Em sua vida artística Jed passa por fases. Pinta cenas de encontros, reais ou fictícios, de pessoas famosas. Concebe quadros a partir de mapas do guia Michelin.

A entrada estava atravessada por um grande painel, deixando passagens laterais de 2 metros, no qual Jed expusera, lado a lado, uma foto de satélite das cercanias da rotatória de Guebwiller e a ampliação de um mapa Michelin Départements da mesma região. O contraste era impressionante: enquanto a foto de satélite mostrava apenas uma mistura de verdes mais ou menos uniformes salpicada por vagas manchas azuis, o mapa articulava um fascinante emaranhado de estradas departamentais, artérias pitorescas, panoramas, florestas, lagos e desfiladeiros. Acima das duas ampliações, em maiúsculas e em negrito, figurava o título da exposição: “O MAPA É MAIS INTERESSANTE QUE O TERRITÓRIO.

Mais tarde pintará ferramentas e objetos ligados a profissões simples. Filho de um arquiteto de certo renome, o protagonista vai se firmando nos círculos franceses das artes plásticas, com seus curadores e marchands, nem sempre retratados com benevolência. Jed terá de enfrentar as inevitáveis entrevistas sobre sua concepção de Arte.

Não encontraria nada muito interessante ou muito original a dizer, à exceção de uma única coisa, que por conseguinte repetiria em quase todas as entrevistas: ser artista, na sua opinião, era antes de tudo ser alguém submisso. Submisso a mensagens misteriosas, imprevisíveis, que poderíamos, na falta de termo melhor e na ausência de toda crença religiosa, qualificar como intuições; mensagens que nem por isso deixavam de governar de maneira imperiosa, categórica, sem permitir qualquer possibilidade de isenção — salvo perdendo-se toda a noção de integridade e todo o autorrespeito.

O autor introduz no enredo figurões do mundo artístico, político e industrial da França, além de milionários frequentadores de galerias de arte, mas nunca em papéis decisivos. Recorri diversas vezes ao Google para saber se eram personagens reais ou fictícios. Eram reais. Estão postos ali numa crítica cheia de ironia ao mundo cultural e financeiro do país.

A certa altura Jed pede a um escritor que elabore o texto do catálogo de uma de suas exposições. Esse homem é o próprio Michel Houellebecq, que aparece agora como personagem e assim permanecerá boa parte do livro, com uma vida muito diversa daquela que se lê em sua biografia. O recurso é intrigante, há de se fazer algum esforço para não psicologizar o trabalho. Em um encontro com o escritor, que prima por conceber personagens solitários e carentes de sentido para a vida, o pintor se espanta:

Havia na voz do autor de As partículas elementares algo que Jed nunca havia conhecido nele, que não esperava em absoluto encontrar ali, porque, na realidade, fazia anos que não encontrava aquilo em ninguém: ele parecia feliz.

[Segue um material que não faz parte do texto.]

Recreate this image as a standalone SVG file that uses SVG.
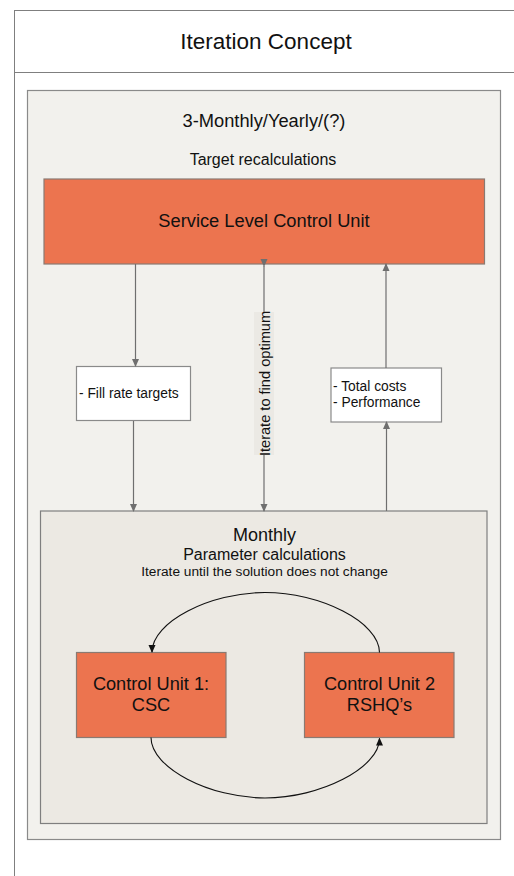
<svg xmlns="http://www.w3.org/2000/svg" width="514" height="876" viewBox="0 0 514 876">
  <style>
    text { font-family: "Liberation Sans", Arial, sans-serif; fill: #111; }
    .frame { fill: #ffffff; stroke: #7f7f7f; stroke-width: 1; }
    .outer { fill: #f2f1ed; stroke: #8a8a8a; stroke-width: 1.2; }
    .inner { fill: #ece9e3; stroke: #7f7f7f; stroke-width: 1.2; }
    .unit { fill: #ec744f; stroke: #8a7a72; stroke-width: 1.2; }
    .note { fill: #ffffff; stroke: #8a8a8a; stroke-width: 1.2; }
    .link { fill: none; stroke: #6f6f6f; stroke-width: 1.2; }
    .loop { fill: none; stroke: #111; stroke-width: 1.1; }
    .c { text-anchor: middle; }
  </style>
  <defs>
    <marker id="gray-arrow" markerWidth="8" markerHeight="8" refX="7" refY="4" orient="auto" markerUnits="userSpaceOnUse">
      <path d="M0,0.5 L8,4 L0,7.5 Z" fill="#6f6f6f"/>
    </marker>
    <marker id="black-arrow" markerWidth="8" markerHeight="8" refX="7" refY="4" orient="auto" markerUnits="userSpaceOnUse">
      <path d="M0,0.5 L8,4 L0,7.5 Z" fill="#111"/>
    </marker>
  </defs>

  <!-- page frame with title band -->
  <g id="frame">
    <rect class="frame" x="14.5" y="10.5" width="520" height="880"/>
    <line x1="14.5" y1="72.5" x2="514" y2="72.5" stroke="#7f7f7f" stroke-width="1"/>
    <text class="c" x="266" y="48.5" font-size="22.5">Iteration Concept</text>
  </g>

  <!-- quarterly / yearly level -->
  <g id="target-level">
    <rect class="outer" x="27.5" y="90.5" width="473" height="749"/>
    <text class="c" x="264" y="127" font-size="18.3">3-Monthly/Yearly/(?)</text>
    <text class="c" x="263" y="165" font-size="16">Target recalculations</text>
  </g>

  <g id="service-level-unit">
    <rect class="unit" x="44" y="179" width="440.5" height="85"/>
    <text class="c" x="264" y="227" font-size="18.3">Service Level Control Unit</text>
  </g>

  <g id="fill-rate">
    <rect class="note" x="76.5" y="366.5" width="114" height="54"/>
    <text x="79" y="398" font-size="13.8">- Fill rate targets</text>
  </g>

  <g id="costs-performance">
    <rect class="note" x="331" y="368" width="110.5" height="54"/>
    <text x="333" y="391" font-size="13.8">- Total costs</text>
    <text x="333" y="407" font-size="13.8">- Performance</text>
  </g>

  <!-- monthly level -->
  <g id="parameter-level">
    <rect class="inner" x="40.5" y="511" width="446.5" height="312.5"/>
    <text class="c" x="264.5" y="541" font-size="18">Monthly</text>
    <text class="c" x="264.5" y="560" font-size="16">Parameter calculations</text>
    <text class="c" x="264.5" y="576" font-size="13.7">Iterate until the solution does not change</text>
  </g>

  <g id="control-unit-1">
    <rect class="unit" x="76.5" y="652.5" width="149.5" height="85"/>
    <text class="c" x="151" y="690" font-size="18.2">Control Unit 1:</text>
    <text class="c" x="151" y="711" font-size="18.2">CSC</text>
  </g>

  <g id="control-unit-2">
    <rect class="unit" x="304.5" y="652.5" width="149.5" height="85"/>
    <text class="c" x="379.5" y="690" font-size="18.2">Control Unit 2</text>
    <text class="c" x="379.5" y="711" font-size="18.2">RSHQ’s</text>
  </g>

  <!-- connectors -->
  <g id="connectors">
    <line class="link" x1="135.5" y1="264" x2="135.5" y2="366" marker-end="url(#gray-arrow)"/>
    <line class="link" x1="133.5" y1="421" x2="133.5" y2="511" marker-end="url(#gray-arrow)"/>
    <line class="link" x1="264" y1="266" x2="264" y2="511" marker-start="url(#gray-arrow)" marker-end="url(#gray-arrow)"/>
    <line class="link" x1="386.5" y1="511" x2="386.5" y2="422" marker-end="url(#gray-arrow)"/>
    <line class="link" x1="386" y1="368" x2="386" y2="264" marker-end="url(#gray-arrow)"/>
    <rect x="254" y="312" width="20" height="143" fill="#ebe9e4"/>
    <text class="c" transform="translate(269.5,383.5) rotate(-90)" font-size="14.6">Iterate to find optimum</text>
    <path class="loop" d="M379.5,652.5 C379.5,622 320,592.5 265,592.5 C210,592.5 152,622 152,652" marker-end="url(#black-arrow)"/>
    <path class="loop" d="M151,737.5 C151,768 210,798 265,798 C320,798 379.5,768 379.5,738.5" marker-end="url(#black-arrow)"/>
  </g>
</svg>
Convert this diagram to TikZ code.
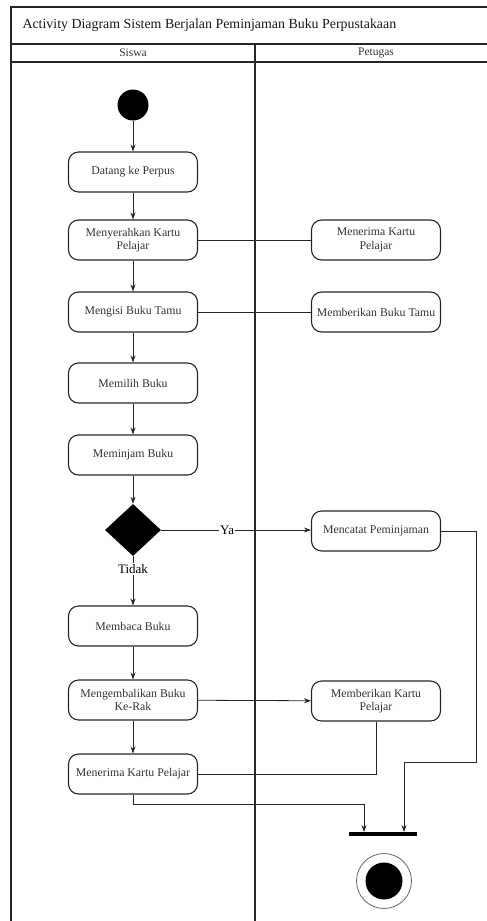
\documentclass[tikz,border=0pt]{standalone}
\usepackage{fontspec}
\setmainfont{Liberation Serif}
\usetikzlibrary{shapes.geometric,arrows.meta}

\tikzset{
  lane/.style={draw=black!85, line width=1.5pt},
  act/.style={draw=black!85, line width=1.1pt, rounded corners=10pt,
    minimum width=129pt, minimum height=40pt, align=center, inner sep=1pt,
    text=black!80, font=\fontsize{11.8}{13.5}\selectfont},
  flow/.style={draw=black!85, line width=0.8pt, -{Stealth[length=7pt,width=5pt]}},
  link/.style={draw=black!85, line width=0.8pt},
  guard/.style={fill=white, inner sep=1pt, text=black, font=\fontsize{13}{14}\selectfont},
}

\begin{document}
\begin{tikzpicture}[x=1pt,y=-1pt]
\useasboundingbox (0,0) rectangle (487,921);

% swimlanes
\draw [lane] (11,921) -- (11,7) -- (487,7);
\draw [lane] (11,44) -- (487,44);
\draw [lane] (11,62) -- (487,62);
\draw [lane] (255,44) -- (255,921);
\node [anchor=west, text=black!90, font=\fontsize{13.9}{15}\selectfont] (title) at (19,25)
  {Activity Diagram Sistem Berjalan Peminjaman Buku Perpustakaan};
\node [text=black!80, font=\fontsize{11.5}{13}\selectfont] (siswa) at (133,53) {Siswa};
\node [text=black!80, font=\fontsize{11.5}{13}\selectfont] (petugas) at (376,53) {Petugas};

% siswa
\node [circle, fill=black, minimum size=31pt, inner sep=0] (start) at (133,105) {};
\node [act] (datang) at (133,172) {Datang ke Perpus};
\node [act] (serah) at (133,240) {Menyerahkan Kartu\\Pelajar};
\node [act] (isi) at (133,312) {Mengisi Buku Tamu};
\node [act] (pilih) at (133,383) {Memilih Buku};
\node [act] (pinjam) at (133,455) {Meminjam Buku};
\node [diamond, fill=black, minimum width=56pt, minimum height=52pt, inner sep=0] (cek) at (133,530) {};
\node [act] (baca) at (133,626) {Membaca Buku};
\node [act] (kembali) at (133,700) {Mengembalikan Buku\\Ke-Rak};
\node [act] (terimaS) at (133,774) {Menerima Kartu Pelajar};

% petugas
\node [act] (terimaP) at (376,240) {Menerima Kartu\\Pelajar};
\node [act] (tamu) at (376,312) {Memberikan Buku Tamu};
\node [act] (catat) at (376,531) {Mencatat Peminjaman};
\node [act] (beri) at (376,701) {Memberikan Kartu\\Pelajar};
\node [fill=black, minimum width=68pt, minimum height=4pt, inner sep=0] (join) at (383,834) {};
\node [circle, draw=black!60, line width=0.8pt, minimum size=55pt, inner sep=0] (stop) at (384,881) {};
\node [circle, fill=black, minimum size=37pt, inner sep=0] (stopin) at (384,881) {};
\coordinate (j1) at (404,832);
\coordinate (j2) at (364,832);

% connectors
\draw [flow] (start) -- (datang);
\draw [flow] (datang) -- (serah);
\draw [link] (serah) -- (terimaP);
\draw [flow] (serah) -- (isi);
\draw [link] (isi) -- (tamu);
\draw [flow] (isi) -- (pilih);
\draw [flow] (pilih) -- (pinjam);
\draw [flow] (pinjam) -- (cek);
\draw [flow] (cek.east) -- node [guard, pos=0.44] {Ya} (catat.west |- cek.east);
\draw [flow] (cek) -- node [guard, pos=0.26] {Tidak} (baca);
\draw [flow] (baca) -- (kembali);
\draw [flow] (kembali) -- (terimaS);
\draw [flow] (kembali) -- (beri);
\draw [link] (beri.south) |- (terimaS.east);
\draw [flow] (catat.east) -| (476,762) -| (j1);
\draw [flow] (terimaS.south) -- ++(0,10) -| (j2);

\end{tikzpicture}
\end{document}
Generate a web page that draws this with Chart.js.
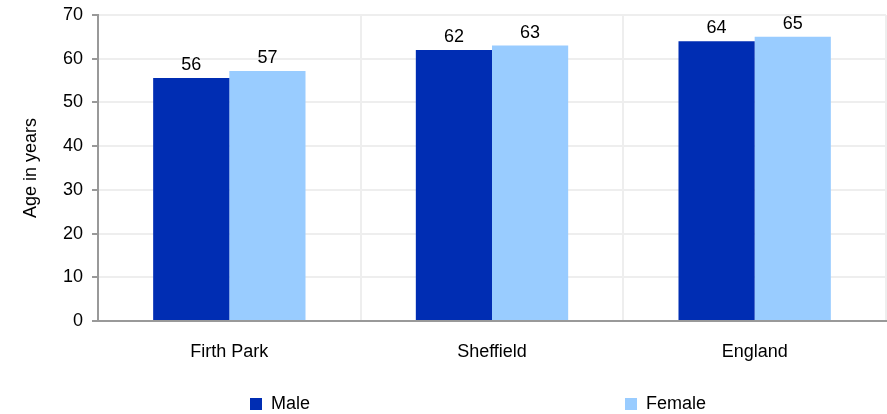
<!DOCTYPE html>
<html>
<head>
<meta charset="utf-8">
<script src="https://cdn.jsdelivr.net/npm/chart.js@4/dist/chart.umd.min.js"></script>
<style>
  body { margin: 0; background: #fff; font-family: "Liberation Sans", Arial, sans-serif; }
  .wrap { position: relative; width: 887px; height: 414px; }
  .legend { position: absolute; top: 393px; font-size: 18px; color: #000; display: flex; align-items: center; }
  .legend span.box { display: inline-block; width: 12px; height: 12px; margin-right: 9px; }
</style>
</head>
<body>
<div class="wrap">
  <canvas id="chart" width="887" height="414"></canvas>
  <div id="legend"></div>
</div>
<script>
const categories = ["Firth Park", "Sheffield", "England"];
const maleValues = [55.6, 62, 64];
const femaleValues = [57.2, 63, 65];
const yTicks = [0, 10, 20, 30, 40, 50, 60, 70];
const seriesNames = ["Male", "Female"];
const seriesColors = ["#002db3", "#99ccff"];

const font = { family: "'Liberation Sans', Arial, sans-serif", size: 18 };

// value labels above the bars
const barLabels = {
  id: "barLabels",
  afterDatasetsDraw(chart) {
    const ctx = chart.ctx;
    ctx.save();
    ctx.font = "18px 'Liberation Sans', Arial, sans-serif";
    ctx.fillStyle = "#000";
    ctx.textAlign = "center";
    ctx.textBaseline = "bottom";
    chart.data.datasets.forEach((ds, i) => {
      chart.getDatasetMeta(i).data.forEach((bar, j) => {
        ctx.fillText(Math.round(ds.data[j]), bar.x, bar.y - 4);
      });
    });
    ctx.restore();
  }
};

new Chart(document.getElementById("chart"), {
  type: "bar",
  data: {
    labels: categories,
    datasets: [
      { label: seriesNames[0], data: maleValues, backgroundColor: seriesColors[0] },
      { label: seriesNames[1], data: femaleValues, backgroundColor: seriesColors[1] }
    ]
  },
  options: {
    responsive: false,
    animation: false,
    categoryPercentage: 0.58,
    barPercentage: 1,
    layout: { padding: { top: 1, right: 1, left: 0, bottom: 0 } },
    plugins: { legend: { display: false }, tooltip: { enabled: false } },
    scales: {
      x: {
        grid: { color: "#eeeeee", lineWidth: 2, drawTicks: false, offset: true },
        border: { color: "#999999", width: 2 },
        ticks: { color: "#000", font: font, padding: 20 },
        afterFit(scale) { scale.height = 93; }
      },
      y: {
        min: 0,
        max: 70,
        afterBuildTicks(scale) { scale.ticks = yTicks.map(v => ({ value: v })); },
        grid: { color: "#eeeeee", lineWidth: 2, tickColor: "#999999", tickLength: 6 },
        border: { color: "#999999", width: 2 },
        ticks: { color: "#000", font: font, padding: 9 },
        title: { display: true, text: "Age in years", color: "#000", font: font, padding: { top: 20, bottom: 0 } },
        afterFit(scale) { scale.width = 98; scale.paddingTop = 15; }
      }
    }
  },
  plugins: [barLabels]
});

// legend spread out like the original
const legendLeft = [250, 625];
const legendEl = document.getElementById("legend");
seriesNames.forEach((name, i) => {
  const item = document.createElement("div");
  item.className = "legend";
  item.style.left = legendLeft[i] + "px";
  item.innerHTML = '<span class="box" style="background:' + seriesColors[i] + '"></span>' + name;
  legendEl.appendChild(item);
});
</script>
</body>
</html>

Mais uma ironia e um pitaco de metalinguagem. Não há personagens felizes na obra do escritor. “real”. Autor, narrador e personagem fazem um jogo complexo, com muitas interpretações possíveis.
Há muito a ser dito sobre essa obra. O encontro de Jed com o pai, já doente, e uma visita que faz a Houellebecq, são momentos de uma rara densidade literária e existencial.
O mapa é mais interessante que o território. A partir de uma vida insossa, Houellebecq faz um grande romance.